[ptsefton.com] | [CV & Bio]

Work on word processing formats by Ian Barnes


On Wednesday I was a guest at the Australian Partnership for Sustainable Repositories (APSR) planning day, which helped me get my head around the diverse projects coordinated under the APSR banner. We're going to be talking a lot with APSR at the RUBRIC project where I work.

The highlight for me was a talk by Ian Barnes of ANU on Sustainability in word processing formats. He was looking at how you can take a word processing document and turn it into an archive-quality XML document.

I liked his presentation partly because Ian is working with our ICE templates, developed at USQ. This is interesting because it means that our open source project is working:

  1. we have more smart people testing and extending the styles, and

  2. the ANU work is trying new things.

Ian said that for a sustainable format you need something that is:

  1. XML

  2. Non proprietary, and open. (Ian said non-commercial)

Here was the list of contenders for an archival document format:

Ian voted off these two:

Custom schemas : Because of the costs and obvious unsustainability involved

XHTML : Because it is essentially flat. While XHTML does allow nesting, if you start using particular conventions for nesting elements then that's a custom schema, Ian argued. I'll come back to this point.

Ian picked DocBook for his demonstration system, and as a likely contender for long term document storage, because of the existing toolchain.

Using OpenOffice.org Writer, he was able to demonstrate a complex ICE-based test document that had all sorts of nested lists, block quotes and pre-formatted text and images. Saved it into a directory and was able to show via a Java-based web server (Cocoon) the original OpenDocument Format document (the XML), a DocBook version and then an XHTML version. It also does PDF.

I liked the new direction, and the idea of plugging into the DocBook toolchain because of all the stuff you get for nothing, but later discussions indicate there might be some problems, particularly with documents that mix numbered and un-numbered headings, and with jumps between heading levels (like putting heading 4 immediately after heading 1. What do you put in your archival format in a case like that where the author wants the feel of small divisions with a low-level heading, but the schema may insist that that is not allowed?

Which brings me to one of the constraints on this exercise – if you're going to be capturing with a word processor you need to live with what it's capable of, and your software will always have to build any nested structure out of a flat series of paragraphs and lists, so I'm not convinced that using DocBook buys all that much more than using existing tools, which could, in time be written for a constrained version of XHTML. But I am intrigued, and also am all for using existing software where possible so I'd like to see how far Ian and the ANU team can take this.

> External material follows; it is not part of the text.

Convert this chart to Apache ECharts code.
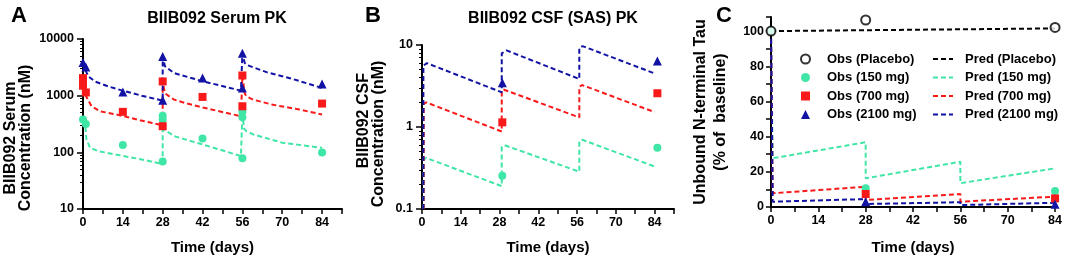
<!DOCTYPE html>
<html><head><meta charset="utf-8">
<script src="https://cdn.jsdelivr.net/npm/echarts@6/dist/echarts.min.js"></script>
<style>html,body{margin:0;padding:0;background:#fff}#c{width:1065px;height:261px}</style>
</head><body><div id="c"></div><script>
// ---------- Panel A: BIIB092 serum (nM), [day, value] ----------
const serumObs150  = [[0,380],[1,316],[14,135],[28,69],[28,380],[28,440],[42,176],[56,78.5],[56,417],[56,518],[84,99]];
const serumObs700  = [[0,2040],[0,1750],[0,1500],[1,1140],[14,518],[28,289],[28,1780],[42,950],[56,650],[56,2270],[84,725]];
const serumObs2100 = [[0,3850],[1,3200],[14,1160],[28,830],[28,4900],[42,2040],[56,1365],[56,5610],[84,1600]];
const serumPred150  = [[0,380],[0.8,300],[1.2,170],[2.5,120],[5.4,105],[11.2,92],[20.6,75],[28,62],[28,420],[28.6,250],[29.4,237],[32,193],[42,138],[55.5,86],[56,84],[56,500],[56.6,260],[57.4,237],[59.8,207],[70,148],[84,120]];
const serumPred700  = [[0,2000],[0.7,1150],[1,1000],[3,650],[6,530],[11.8,465],[20,369],[28,300],[28,1780],[28.8,1100],[29.4,1040],[32,850],[36,740],[42,620],[55.5,433],[56,430],[56,2270],[56.8,1100],[57.4,970],[59.8,850],[66.8,690],[76,570],[84,465]];
const serumPred2100 = [[0,3850],[0.5,3060],[1.9,2180],[4.2,1780],[8.9,1455],[13.6,1240],[20.6,1000],[28,817],[28,4900],[28.8,3300],[29.4,3060],[32,2500],[42,1800],[55.5,1225],[56,1220],[56,5600],[56.8,3800],[57.4,3500],[64.5,2600],[73.8,1960],[84,1365]];

// ---------- Panel B: BIIB092 CSF (nM) ----------
const csfObs150  = [[29,0.255],[85,0.56]];
const csfObs700  = [[29,1.14],[85,2.58]];
const csfObs2100 = [[29,3.47],[85,6.38]];
const csfPred150  = [[0.5,0.1],[0.5,0.4],[1.5,0.42],[28.8,0.19],[28.8,0.57],[29.8,0.6],[56.8,0.285],[56.8,0.66],[57.8,0.7],[84,0.33]];
const csfPred700  = [[0.6,0.1],[0.6,1.9],[1.5,2.0],[28.8,0.88],[28.8,2.8],[29.6,2.85],[56.8,1.31],[56.8,3.1],[57.8,3.25],[84,1.52]];
const csfPred2100 = [[0.5,0.1],[0.5,5.6],[1.8,6.0],[28.8,2.65],[28.8,7.9],[30.5,8.6],[56.8,3.85],[56.8,9.2],[58,9.7],[84,4.5]];

// ---------- Panel C: unbound N-terminal tau (% of baseline) ----------
const tauObsPlacebo = [[0,100],[28,106.3],[84,102.1]];
const tauObs150  = [[0,100],[28,10.6],[84,9.1]];
const tauObs700  = [[28,7.4],[84,4.9]];
const tauObs2100 = [[28,3.0],[84,1.5]];
const tauPredPlacebo = [[0,100],[84,101.5]];
const tauPred150  = [[0,100],[0.5,27.7],[28,36.8],[28,16.3],[56,25.7],[56,13.5],[84,22.0]];
const tauPred700  = [[0,100],[0.5,7.8],[28,11.5],[28,4.0],[56,7.4],[56,3.0],[84,5.9]];
const tauPred2100 = [[0,100],[0.5,3.0],[28,4.5],[28,1.7],[56,2.7],[56,1.1],[84,2.4]];

const obsNames  = ['Obs (Placebo)','Obs (150 mg)','Obs (700 mg)','Obs (2100 mg)'];
const predNames = ['Pred (Placebo)','Pred (150 mg)','Pred (700 mg)','Pred (2100 mg)'];
const panelTitles = ['BIIB092 Serum PK','BIIB092 CSF (SAS) PK'];
const panelLetters = ['A','B','C'];
const yNames = ['BIIB092 Serum\nConcentration (nM)','      BIIB092 CSF\nConcentration (nM)','Unbound N-terminal Tau\n(% of  baseline)'];
const xName = 'Time (days)';

const COL = {pl:'#000000', g:'#3FE6A6', r:'#F81A1A', b:'#1212A4'};
const FONT = 'Arial, "Liberation Sans", sans-serif';
const lbl = {color:'#000', fontWeight:'bold', fontSize:12.5, fontFamily:FONT};
const nameStyle = {color:'#000', fontWeight:'bold', fontSize:15, fontFamily:FONT};
const fmtNum = v => String(+(+v).toPrecision(6));
const dashIcon = 'path://M0 0H5V2H0Z M8 0H13V2H8Z M16 0H20V2H16Z';

function xAx(grid, max, gap){
  return {type:'value', gridIndex:grid, min:0, max:max, interval:7,
    axisLine:{show:true, onZero:false, lineStyle:{color:'#000', width:2}},
    axisTick:{show:true, length:5, lineStyle:{color:'#000', width:1.5}},
    axisLabel:Object.assign({}, lbl, {margin:7, formatter:v => (Math.round(v) % 14 === 0 && Math.abs(v-Math.round(v))<1e-6 ? String(Math.round(v)) : '')}),
    splitLine:{show:false},
    name:xName, nameLocation:'middle', nameGap:gap, nameTextStyle:Object.assign({}, nameStyle, {fontSize:15})};
}
function yLog(grid, min, max, name, gap, pad, margin){
  return {type:'log', logBase:10, gridIndex:grid, min:min, max:max,
    axisLine:{show:true, onZero:false, lineStyle:{color:'#000', width:2}},
    axisTick:{show:true, length:6, lineStyle:{color:'#000', width:1.5}},
    minorTick:{show:true, splitNumber:9, length:3, lineStyle:{color:'#000', width:1}},
    axisLabel:Object.assign({}, lbl, {margin:margin, formatter:fmtNum}),
    splitLine:{show:false}, minorSplitLine:{show:false},
    name:name, nameLocation:'middle', nameGap:gap, nameRotate:90,
    nameTextStyle:Object.assign({}, nameStyle, {fontSize:16, lineHeight:15, padding:pad})};
}
function sc(name, data, symbol, color, gi, size){
  return {type:'scatter', name:name, xAxisIndex:gi, yAxisIndex:gi, data:data, symbol:symbol,
    symbolSize:size||8, z:4, itemStyle:{color:color, opacity:1}, silent:true};
}
function ln(name, data, color, gi){
  return {type:'line', name:name, xAxisIndex:gi, yAxisIndex:gi, data:data, symbol:'none', z:3,
    lineStyle:{color:color, width:2, type:[5,3]}, itemStyle:{color:color}, silent:true, animation:false};
}

const option = {
  animation:false,
  backgroundColor:'#fff',
  title:[
    {text:panelLetters[0], left:6, top:0, textStyle:{fontSize:22, fontWeight:'bold', fontFamily:FONT, color:'#000'}},
    {text:panelLetters[1], left:360, top:0, textStyle:{fontSize:22, fontWeight:'bold', fontFamily:FONT, color:'#000'}},
    {text:panelLetters[2], left:711, top:0, textStyle:{fontSize:22, fontWeight:'bold', fontFamily:FONT, color:'#000'}},
    {text:panelTitles[0], left:212, top:6, textAlign:'center', textStyle:{fontSize:16, fontWeight:'bold', fontFamily:FONT, color:'#000'}},
    {text:panelTitles[1], left:548, top:6, textAlign:'center', textStyle:{fontSize:16, fontWeight:'bold', fontFamily:FONT, color:'#000'}}
  ],
  grid:[
    {left:83, top:39, width:259, height:170},
    {left:422, top:45, width:252, height:164},
    {left:771, top:17, width:286, height:190}
  ],
  xAxis:[xAx(0, 91, 31), xAx(1, 91, 31), xAx(2, 84, 33)],
  yAxis:[
    yLog(0, 10, 10000, yNames[0], 50, [0,28,0,0], 9),
    yLog(1, 0.1, 10, yNames[1], 36, [0,14,0,0], 9),
    {type:'value', gridIndex:2, min:0, max:108, interval:10,
      axisLine:{show:true, onZero:false, lineStyle:{color:'#000', width:2}},
      axisTick:{show:true, length:5, lineStyle:{color:'#000', width:1.5}},
      axisLabel:Object.assign({}, lbl, {margin:7, formatter:v => (v % 20 === 0 ? String(v) : '')}),
      splitLine:{show:false},
      name:yNames[2], nameLocation:'middle', nameGap:40, nameRotate:90,
      nameTextStyle:Object.assign({}, nameStyle, {fontSize:16, lineHeight:20})}
  ],
  legend:[
    {data:obsNames, orient:'vertical', left:800, top:52, padding:0, itemWidth:9, itemHeight:9, itemGap:4.5, selectedMode:false,
     textStyle:{color:'#000', fontWeight:'bold', fontSize:13, fontFamily:FONT, lineHeight:14, padding:[0,0,0,12]}},
    {data:predNames.map(n => ({name:n, icon:dashIcon})), orient:'vertical', left:933, top:52, padding:0, itemWidth:20, itemHeight:9, itemGap:4.5, selectedMode:false,
     textStyle:{color:'#000', fontWeight:'bold', fontSize:13, fontFamily:FONT, lineHeight:14, padding:[0,0,0,7]}}
  ],
  series:[
    // A
    ln('A Pred (150 mg)', serumPred150, COL.g, 0),
    ln('A Pred (700 mg)', serumPred700, COL.r, 0),
    ln('A Pred (2100 mg)', serumPred2100, COL.b, 0),
    sc('A Obs (150 mg)', serumObs150, 'circle', COL.g, 0, 8),
    sc('A Obs (700 mg)', serumObs700, 'rect', COL.r, 0, 8),
    sc('A Obs (2100 mg)', serumObs2100, 'triangle', COL.b, 0, 9),
    // B
    ln('B Pred (150 mg)', csfPred150, COL.g, 1),
    ln('B Pred (700 mg)', csfPred700, COL.r, 1),
    ln('B Pred (2100 mg)', csfPred2100, COL.b, 1),
    sc('B Obs (150 mg)', csfObs150, 'circle', COL.g, 1, 8),
    sc('B Obs (700 mg)', csfObs700, 'rect', COL.r, 1, 8),
    sc('B Obs (2100 mg)', csfObs2100, 'triangle', COL.b, 1, 9),
    // C
    ln(predNames[0], tauPredPlacebo, COL.pl, 2),
    ln(predNames[1], tauPred150, COL.g, 2),
    ln(predNames[2], tauPred700, COL.r, 2),
    ln(predNames[3], tauPred2100, COL.b, 2),
    sc(obsNames[1], tauObs150, 'circle', COL.g, 2, 8),
    sc(obsNames[2], tauObs700, 'rect', COL.r, 2, 8),
    sc(obsNames[3], tauObs2100, 'triangle', COL.b, 2, 9),
    Object.assign(sc(obsNames[0], tauObsPlacebo, 'emptyCircle', COL.pl, 2, 9),
      {z:5, itemStyle:{color:'#000', borderColor:'#000', borderWidth:2}})
  ]
};
echarts.init(document.getElementById('c'), null, {renderer:'canvas'}).setOption(option);
</script></body></html>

I got the chance to go into more detail with Ian after lunch (thanks APSR). He's got a nice set of chained XSLT stylesheets that turn the ICE styles in a word processing document into DocBook by doing one bit at a time. This is a more manageable approach that the one I took with the original ICE XSLT; at that stage I thought we'd need to have a single XSLT because I had this (very wrong) idea that the export system in OpenOffice.org was worth using.

But even with Ian's much simpler chain of stylesheets it's at the limits of the useful range for XSLT, it might be better to switch to a procedural version using a 'normal' language like Java or Python. There's someone else working on this that I know of, but no release yet.